Robert Mugabe has just turned 84 but despite his age he has lost none of his pugnacity. Campaigning for his sixth term as president, he returned once again to his obsession with colonialism.: "My people are my machine gun. Zimbabwe will never be a colony again."
Now widely seen as a tyrant, at the time of the struggle for independence from Britain, Mugabe was hailed in liberal circles as the thinking man's guerrilla. A teacher by profession, his political career began in the 1960s when he formed his National Democratic Party. He was jailed in 1964 for 10 years for fighting white minority rule. After his release he went into exile and formed the Patriotic Front guerrilla alliance with Joshua Nkomo.

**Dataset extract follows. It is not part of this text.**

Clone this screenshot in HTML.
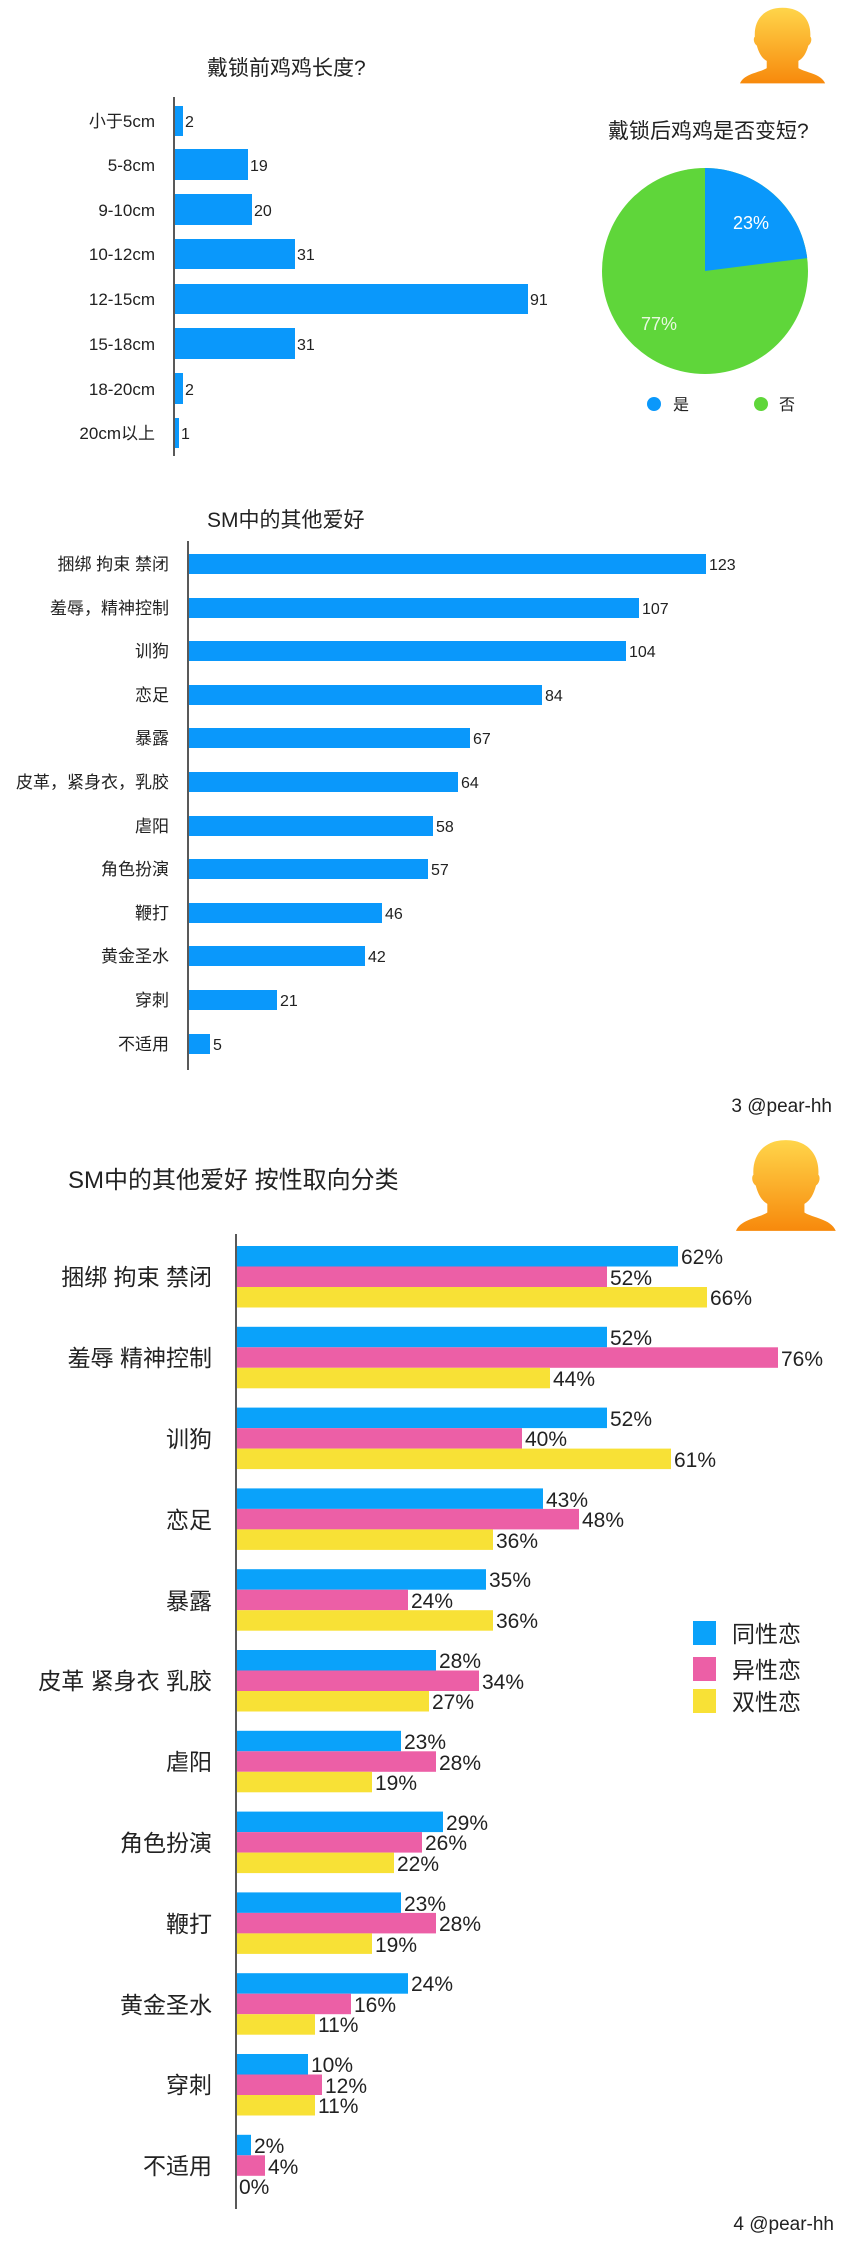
<!DOCTYPE html>
<html><head><meta charset="utf-8"><style>
body{margin:0;background:#fff}
svg text{font-family:"Liberation Sans","Noto Sans CJK SC",sans-serif;fill:#222}
</style></head><body>
<svg width="843" height="2243" viewBox="0 0 843 2243" xmlns="http://www.w3.org/2000/svg">
<defs>
<linearGradient id="av" x1="0" y1="0" x2="0" y2="1"><stop offset="0" stop-color="#ffd54a"/><stop offset="1" stop-color="#f7890c"/></linearGradient>
<g id="avatar">
<path d="M43 2 C22 2 14 18 15 34 C13 36 14 42 17 44 C19 52 22 58 27 61 L27 69 C20 74 4 75 0 86 L86 86 C82 75 66 74 59 69 L59 61 C64 58 67 52 69 44 C72 42 73 36 71 34 C72 18 64 2 43 2 Z" fill="url(#av)"/>
</g>
</defs>

<use href="#avatar" transform="translate(740,6) scale(0.99,0.9)"/>

<!-- Chart 1 -->
<text x="207" y="75" font-size="21">戴锁前鸡鸡长度?</text>
<line x1="174" y1="97" x2="174" y2="456" stroke="#222" stroke-width="1.5"/>
<g fill="#0a98fb">
<rect x="175" y="106" width="8" height="30"/>
<rect x="175" y="149" width="73" height="31"/>
<rect x="175" y="194" width="77" height="31"/>
<rect x="175" y="239" width="120" height="30"/>
<rect x="175" y="284" width="353" height="30"/>
<rect x="175" y="328" width="120" height="31"/>
<rect x="175" y="373" width="8" height="31"/>
<rect x="175" y="418" width="4" height="30"/>
</g>
<g font-size="17" text-anchor="end">
<text x="155" y="127">小于5cm</text>
<text x="155" y="171">5-8cm</text>
<text x="155" y="216">9-10cm</text>
<text x="155" y="260">10-12cm</text>
<text x="155" y="305">12-15cm</text>
<text x="155" y="350">15-18cm</text>
<text x="155" y="395">18-20cm</text>
<text x="155" y="439">20cm以上</text>
</g>
<g font-size="16">
<text x="185" y="127">2</text>
<text x="250" y="171">19</text>
<text x="254" y="216">20</text>
<text x="297" y="260">31</text>
<text x="530" y="305">91</text>
<text x="297" y="350">31</text>
<text x="185" y="395">2</text>
<text x="181" y="439">1</text>
</g>

<!-- Pie -->
<text x="608" y="138" font-size="21">戴锁后鸡鸡是否变短?</text>
<circle cx="705" cy="271" r="103" fill="#5fd63a"/>
<path d="M705 271 L705 168 A103 103 0 0 1 807.2 258.1 Z" fill="#0a98fb"/>
<text x="751" y="229" font-size="18" text-anchor="middle" style="fill:#fff">23%</text>
<text x="659" y="330" font-size="18" text-anchor="middle" style="fill:#e8f8e0">77%</text>
<circle cx="654" cy="404" r="7" fill="#0a98fb"/>
<text x="673" y="410" font-size="16">是</text>
<circle cx="761" cy="404" r="7" fill="#5fd63a"/>
<text x="779" y="410" font-size="16">否</text>

<!-- Chart 2 -->
<text x="207" y="527" font-size="21">SM中的其他爱好</text>
<line x1="188" y1="541" x2="188" y2="1070" stroke="#222" stroke-width="1.5"/>
<g fill="#0a98fb">
<rect x="189" y="554" width="517" height="20"/>
<rect x="189" y="598" width="450" height="20"/>
<rect x="189" y="641" width="437" height="20"/>
<rect x="189" y="685" width="353" height="20"/>
<rect x="189" y="728" width="281" height="20"/>
<rect x="189" y="772" width="269" height="20"/>
<rect x="189" y="816" width="244" height="20"/>
<rect x="189" y="859" width="239" height="20"/>
<rect x="189" y="903" width="193" height="20"/>
<rect x="189" y="946" width="176" height="20"/>
<rect x="189" y="990" width="88" height="20"/>
<rect x="189" y="1034" width="21" height="20"/>
</g>
<g font-size="17" text-anchor="end">
<text x="169" y="570">捆绑 拘束 禁闭</text>
<text x="169" y="614">羞辱，精神控制</text>
<text x="169" y="657">训狗</text>
<text x="169" y="701">恋足</text>
<text x="169" y="744">暴露</text>
<text x="169" y="788">皮革，紧身衣，乳胶</text>
<text x="169" y="832">虐阳</text>
<text x="169" y="875">角色扮演</text>
<text x="169" y="919">鞭打</text>
<text x="169" y="962">黄金圣水</text>
<text x="169" y="1006">穿刺</text>
<text x="169" y="1050">不适用</text>
</g>
<g font-size="16">
<text x="709" y="570">123</text>
<text x="642" y="614">107</text>
<text x="629" y="657">104</text>
<text x="545" y="701">84</text>
<text x="473" y="744">67</text>
<text x="461" y="788">64</text>
<text x="436" y="832">58</text>
<text x="431" y="875">57</text>
<text x="385" y="919">46</text>
<text x="368" y="962">42</text>
<text x="280" y="1006">21</text>
<text x="213" y="1050">5</text>
</g>
<text x="832" y="1112" font-size="19" text-anchor="end">3 @pear-hh</text>

<use href="#avatar" transform="translate(736,1138) scale(1.16,1.08)"/>

<!-- Chart 3 -->
<text x="68" y="1188" font-size="24">SM中的其他爱好 按性取向分类</text>
<line x1="236" y1="1234" x2="236" y2="2209" stroke="#222" stroke-width="1.5"/>
<g font-size="23" text-anchor="end">
<text x="212" y="1285">捆绑 拘束 禁闭</text>
<text x="212" y="1366">羞辱 精神控制</text>
<text x="212" y="1447">训狗</text>
<text x="212" y="1528">恋足</text>
<text x="212" y="1609">暴露</text>
<text x="212" y="1689">皮革 紧身衣 乳胶</text>
<text x="212" y="1770">虐阳</text>
<text x="212" y="1851">角色扮演</text>
<text x="212" y="1932">鞭打</text>
<text x="212" y="2013">黄金圣水</text>
<text x="212" y="2093">穿刺</text>
<text x="212" y="2174">不适用</text>
</g>
<g>
<rect x="237" y="1246" width="441" height="20.5" fill="#0aa2fa"/><rect x="237" y="1266.5" width="370" height="20.5" fill="#ec5fa6"/><rect x="237" y="1287" width="470" height="20.5" fill="#f8e136"/>
<rect x="237" y="1326.8" width="370" height="20.5" fill="#0aa2fa"/><rect x="237" y="1347.3" width="541" height="20.5" fill="#ec5fa6"/><rect x="237" y="1367.8" width="313" height="20.5" fill="#f8e136"/>
<rect x="237" y="1407.6" width="370" height="20.5" fill="#0aa2fa"/><rect x="237" y="1428.1" width="285" height="20.5" fill="#ec5fa6"/><rect x="237" y="1448.6" width="434" height="20.5" fill="#f8e136"/>
<rect x="237" y="1488.4" width="306" height="20.5" fill="#0aa2fa"/><rect x="237" y="1508.9" width="342" height="20.5" fill="#ec5fa6"/><rect x="237" y="1529.4" width="256" height="20.5" fill="#f8e136"/>
<rect x="237" y="1569.2" width="249" height="20.5" fill="#0aa2fa"/><rect x="237" y="1589.7" width="171" height="20.5" fill="#ec5fa6"/><rect x="237" y="1610.2" width="256" height="20.5" fill="#f8e136"/>
<rect x="237" y="1650" width="199" height="20.5" fill="#0aa2fa"/><rect x="237" y="1670.5" width="242" height="20.5" fill="#ec5fa6"/><rect x="237" y="1691" width="192" height="20.5" fill="#f8e136"/>
<rect x="237" y="1730.8" width="164" height="20.5" fill="#0aa2fa"/><rect x="237" y="1751.3" width="199" height="20.5" fill="#ec5fa6"/><rect x="237" y="1771.8" width="135" height="20.5" fill="#f8e136"/>
<rect x="237" y="1811.6" width="206" height="20.5" fill="#0aa2fa"/><rect x="237" y="1832.1" width="185" height="20.5" fill="#ec5fa6"/><rect x="237" y="1852.6" width="157" height="20.5" fill="#f8e136"/>
<rect x="237" y="1892.4" width="164" height="20.5" fill="#0aa2fa"/><rect x="237" y="1912.9" width="199" height="20.5" fill="#ec5fa6"/><rect x="237" y="1933.4" width="135" height="20.5" fill="#f8e136"/>
<rect x="237" y="1973.2" width="171" height="20.5" fill="#0aa2fa"/><rect x="237" y="1993.7" width="114" height="20.5" fill="#ec5fa6"/><rect x="237" y="2014.2" width="78" height="20.5" fill="#f8e136"/>
<rect x="237" y="2054" width="71" height="20.5" fill="#0aa2fa"/><rect x="237" y="2074.5" width="85" height="20.5" fill="#ec5fa6"/><rect x="237" y="2095" width="78" height="20.5" fill="#f8e136"/>
<rect x="237" y="2134.8" width="14" height="20.5" fill="#0aa2fa"/><rect x="237" y="2155.3" width="28" height="20.5" fill="#ec5fa6"/>
</g>
<g font-size="21">
<text x="681" y="1264">62%</text><text x="610" y="1285">52%</text><text x="710" y="1305">66%</text>
<text x="610" y="1345">52%</text><text x="781" y="1366">76%</text><text x="553" y="1386">44%</text>
<text x="610" y="1426">52%</text><text x="525" y="1446">40%</text><text x="674" y="1467">61%</text>
<text x="546" y="1507">43%</text><text x="582" y="1527">48%</text><text x="496" y="1548">36%</text>
<text x="489" y="1587">35%</text><text x="411" y="1608">24%</text><text x="496" y="1628">36%</text>
<text x="439" y="1668">28%</text><text x="482" y="1689">34%</text><text x="432" y="1709">27%</text>
<text x="404" y="1749">23%</text><text x="439" y="1770">28%</text><text x="375" y="1790">19%</text>
<text x="446" y="1830">29%</text><text x="425" y="1850">26%</text><text x="397" y="1871">22%</text>
<text x="404" y="1911">23%</text><text x="439" y="1931">28%</text><text x="375" y="1952">19%</text>
<text x="411" y="1991">24%</text><text x="354" y="2012">16%</text><text x="318" y="2032">11%</text>
<text x="311" y="2072">10%</text><text x="325" y="2093">12%</text><text x="318" y="2113">11%</text>
<text x="254" y="2153">2%</text><text x="268" y="2174">4%</text><text x="239" y="2194">0%</text>
</g>
<rect x="693" y="1621" width="23" height="24" fill="#0aa2fa"/>
<rect x="693" y="1657" width="23" height="24" fill="#ec5fa6"/>
<rect x="693" y="1689" width="23" height="24" fill="#f8e136"/>
<g font-size="23">
<text x="732" y="1642">同性恋</text>
<text x="732" y="1678">异性恋</text>
<text x="732" y="1710">双性恋</text>
</g>
<text x="834" y="2230" font-size="19" text-anchor="end">4 @pear-hh</text>
</svg>
</body></html>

Ian Smith, the prime minister of Rhodesia, unilaterally declared independence from Britain in 1965. But a guerrilla war and crippling international sanctions eventually forced him to the negotiating table.
Mugabe was one of the signatories on the Lancaster House agreement. That the transition to majority - black - rule and gave Zimbabwe legal independence and a constitution. After 90 years of British rule the Union Jack was lowered for the last time at Salisbury, now Harare. Mugabe won elections supervised by London and became prime minister, naming Nkomo as interior minister.
But factional tensions were not far away and things quickly turned sour. However Mugabe's massacre of former rebel supporters of Nkomo, who were from a different ethnic group, went virtually uncommented on by the international community.
In 1987 Mugabe and his rival reconciled and merged their two parties. Mugabe then amended the constitution, abolished the post of prime minister and became president - with sweeping powers.
It all began to unravel for him in 2000, when he lost a referendum on a new constitution and launched land reforms which were to have disastrous consequences for Zimbabwe's economy.
Once one of the most respected leaders in Africa, Mugabe continues to cloak himself in the trappings of grandeur. But Zimbabwe itself has grown poorer and hungrier and for many ordinary people, the situation has reached breaking point.